My worry, as a social psychologist who has studied all of the living American generations, is that these various forces—and the pessimism they have generated —could move Gen Z to change systems that are not necessarily broken. That’s especially relevant as this generation comes of age and rises toward political power. Despite the common perception that the system is “rigged” and young people will never attain the wealth Boomers did, for instance, the Federal Reserve of St. Louis recently found that Millennial and Gen Z young adults actually have 25 percent more wealth than Boomers did at the same age. Inflation-adjusted median incomes for American young adults are at all-time highs, and poverty rates for children and younger adults are lower than they were in the early 2000s. The social-media-driven negativity machine may have prevented Gen Z—and all of us—from seeing the good news.

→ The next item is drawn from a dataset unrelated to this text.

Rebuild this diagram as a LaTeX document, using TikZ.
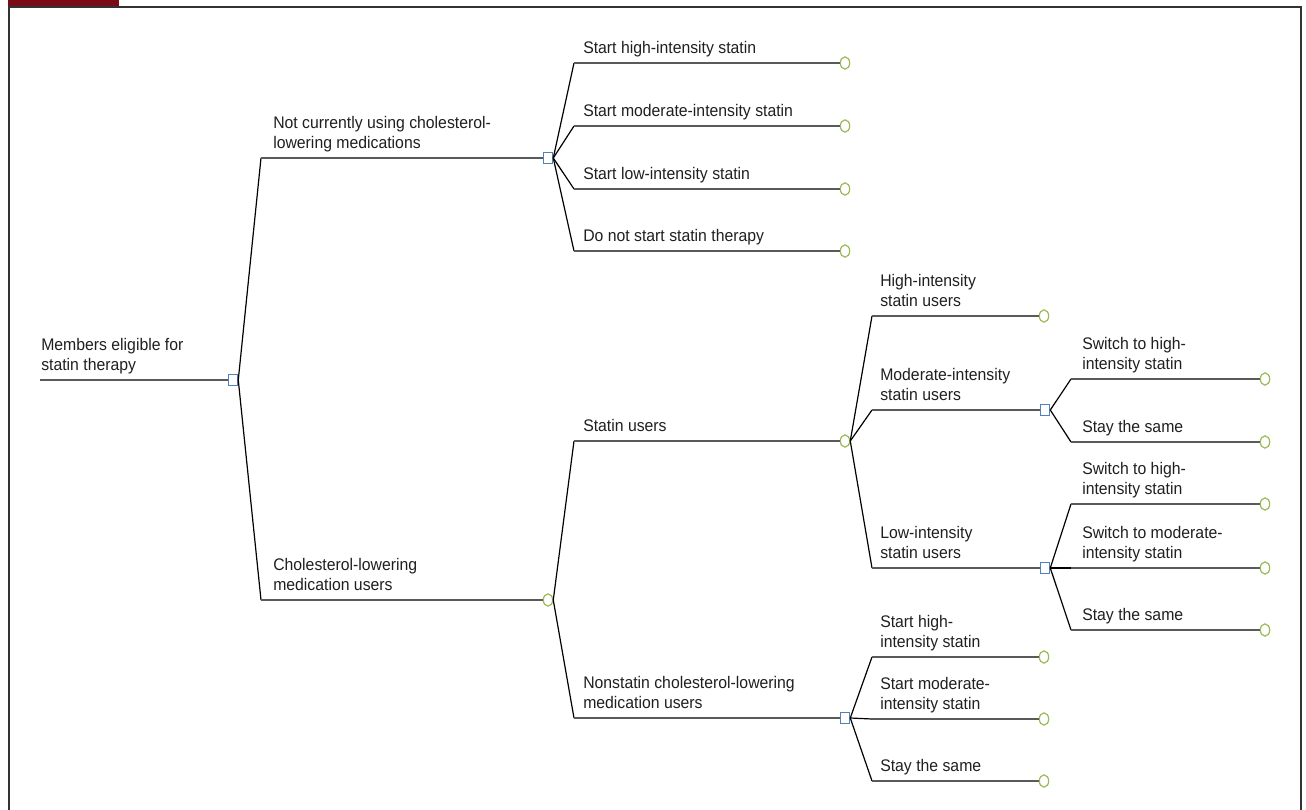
\documentclass[tikz,border=0pt]{standalone}
\usepackage{fontspec}
\setmainfont[FakeStretch=0.94]{Liberation Sans}
\usetikzlibrary{shapes.geometric}
\definecolor{barred}{HTML}{7A0C18}
\definecolor{sqblue}{HTML}{4F81BD}
\definecolor{cirgreen}{HTML}{9BBB59}
\definecolor{hgray}{HTML}{5A5A5A}
\definecolor{framegray}{HTML}{333333}
\begin{document}
\begin{tikzpicture}[x=0.75pt,y=-0.75pt,
  sq/.style={rectangle,draw=sqblue,fill=white,line width=0.9pt,minimum width=7pt,minimum height=8.5pt,inner sep=0pt},
  cir/.style={ellipse,draw=cirgreen,fill=white,line width=0.9pt,minimum width=7pt,minimum height=9.2pt,inner sep=0pt},
  hl/.style={draw=hgray,line width=1.05pt},
  fl/.style={draw=black,line width=0.9pt},
  lbl/.style={anchor=south west,inner sep=0pt,text depth=0pt,align=left,font=\fontsize{12.6pt}{15pt}\selectfont,text=black!88}]
\useasboundingbox (0,0) rectangle (1306,810);
% frame and title bar
\fill[barred] (8,0) rectangle (119,6);
\draw[framegray,line width=1.5pt] (8.5,810) -- (8.5,7) -- (1300.5,7) -- (1300.5,810);

% root
\coordinate (r0) at (40,380);
\node[sq] (root) at (233,380) {};
\draw[hl] (r0) -- (root.west);
\node[lbl] (rootlbl) at (41,371) {Members eligible for\\statin therapy};

% level 1
\coordinate (eA) at (261,158);
\node[sq] (A) at (548,158) {};
\draw[fl] (root.east) -- (eA);
\draw[hl] (eA) -- (A.west);
\node[lbl] (Albl) at (273,149) {Not currently using cholesterol-\\lowering medications};

\coordinate (eB) at (261,600);
\node[cir] (B) at (548,600) {};
\draw[fl] (root.east) -- (eB);
\draw[hl] (eB) -- (B.west);
\node[lbl] (Blbl) at (273,591) {Cholesterol-lowering\\medication users};

% children of A
\coordinate (eA1) at (574,63);
\node[cir] (A1) at (845,63) {};
\draw[fl] (A.east) -- (eA1);
\draw[hl] (eA1) -- (A1.west);
\node[lbl] (A1lbl) at (583,54) {Start high-intensity statin};

\coordinate (eA2) at (574,126);
\node[cir] (A2) at (845,126) {};
\draw[fl] (A.east) -- (eA2);
\draw[hl] (eA2) -- (A2.west);
\node[lbl] (A2lbl) at (583,117) {Start moderate-intensity statin};

\coordinate (eA3) at (574,189);
\node[cir] (A3) at (845,189) {};
\draw[fl] (A.east) -- (eA3);
\draw[hl] (eA3) -- (A3.west);
\node[lbl] (A3lbl) at (583,180) {Start low-intensity statin};

\coordinate (eA4) at (574,251);
\node[cir] (A4) at (845,251) {};
\draw[fl] (A.east) -- (eA4);
\draw[hl] (eA4) -- (A4.west);
\node[lbl] (A4lbl) at (583,242) {Do not start statin therapy};

% children of B
\coordinate (eB1) at (574,441);
\node[cir] (B1) at (845,441) {};
\draw[fl] (B.east) -- (eB1);
\draw[hl] (eB1) -- (B1.west);
\node[lbl] (B1lbl) at (583,432) {Statin users};

\coordinate (eB2) at (574,718);
\node[sq] (B2) at (845,718) {};
\draw[fl] (B.east) -- (eB2);
\draw[hl] (eB2) -- (B2.west);
\node[lbl] (B2lbl) at (583,709) {Nonstatin cholesterol-lowering\\medication users};

% children of B1
\coordinate (eB11) at (872,316);
\node[cir] (B11) at (1044,316) {};
\draw[fl] (B1.east) -- (eB11);
\draw[hl] (eB11) -- (B11.west);
\node[lbl] (B11lbl) at (880,307) {High-intensity\\statin users};

\coordinate (eB12) at (872,410);
\node[sq] (B12) at (1045,410) {};
\draw[fl] (B1.east) -- (eB12);
\draw[hl] (eB12) -- (B12.west);
\node[lbl] (B12lbl) at (880,401) {Moderate-intensity\\statin users};

\coordinate (eB13) at (872,568);
\node[sq] (B13) at (1045,568) {};
\draw[fl] (B1.east) -- (eB13);
\draw[hl] (eB13) -- (B13.west);
\node[lbl] (B13lbl) at (880,559) {Low-intensity\\statin users};

% children of B12
\coordinate (eB121) at (1071,379);
\node[cir] (B121) at (1265,379) {};
\draw[fl] (B12.east) -- (eB121);
\draw[hl] (eB121) -- (B121.west);
\node[lbl] (B121lbl) at (1082,370) {Switch to high-\\intensity statin};

\coordinate (eB122) at (1071,442);
\node[cir] (B122) at (1265,442) {};
\draw[fl] (B12.east) -- (eB122);
\draw[hl] (eB122) -- (B122.west);
\node[lbl] (B122lbl) at (1082,433) {Stay the same};

% children of B13
\coordinate (eB131) at (1071,504);
\node[cir] (B131) at (1265,504) {};
\draw[fl] (B13.east) -- (eB131);
\draw[hl] (eB131) -- (B131.west);
\node[lbl] (B131lbl) at (1082,495) {Switch to high-\\intensity statin};

\coordinate (eB132) at (1071,568);
\node[cir] (B132) at (1265,568) {};
\draw[fl] (B13.east) -- (eB132);
\draw[hl] (eB132) -- (B132.west);
\node[lbl] (B132lbl) at (1082,559) {Switch to moderate-\\intensity statin};

\coordinate (eB133) at (1071,630);
\node[cir] (B133) at (1265,630) {};
\draw[fl] (B13.east) -- (eB133);
\draw[hl] (eB133) -- (B133.west);
\node[lbl] (B133lbl) at (1082,621) {Stay the same};

% children of B2
\coordinate (eB21) at (872,657);
\node[cir] (B21) at (1044,657) {};
\draw[fl] (B2.east) -- (eB21);
\draw[hl] (eB21) -- (B21.west);
\node[lbl] (B21lbl) at (880,648) {Start high-\\intensity statin};

\coordinate (eB22) at (872,719);
\node[cir] (B22) at (1044,719) {};
\draw[fl] (B2.east) -- (eB22);
\draw[hl] (eB22) -- (B22.west);
\node[lbl] (B22lbl) at (880,710) {Start moderate-\\intensity statin};

\coordinate (eB23) at (872,781);
\node[cir] (B23) at (1044,781) {};
\draw[fl] (B2.east) -- (eB23);
\draw[hl] (eB23) -- (B23.west);
\node[lbl] (B23lbl) at (880,772) {Stay the same};
\end{tikzpicture}
\end{document}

Just as the positive views we have about our individual selves may be exaggerated, the idea that the United States is uniquely superior is also, at least in part, an overly optimistic illusion we tell ourselves as a country. But like our positive self-illusions, patriotism also has its benefits, including a more satisfied citizenry and more political stability. With Gen Z unconvinced of the country’s exceptionalism and willing to take action, the U.S. may, in the coming decades, witness an era of extraordinary political change.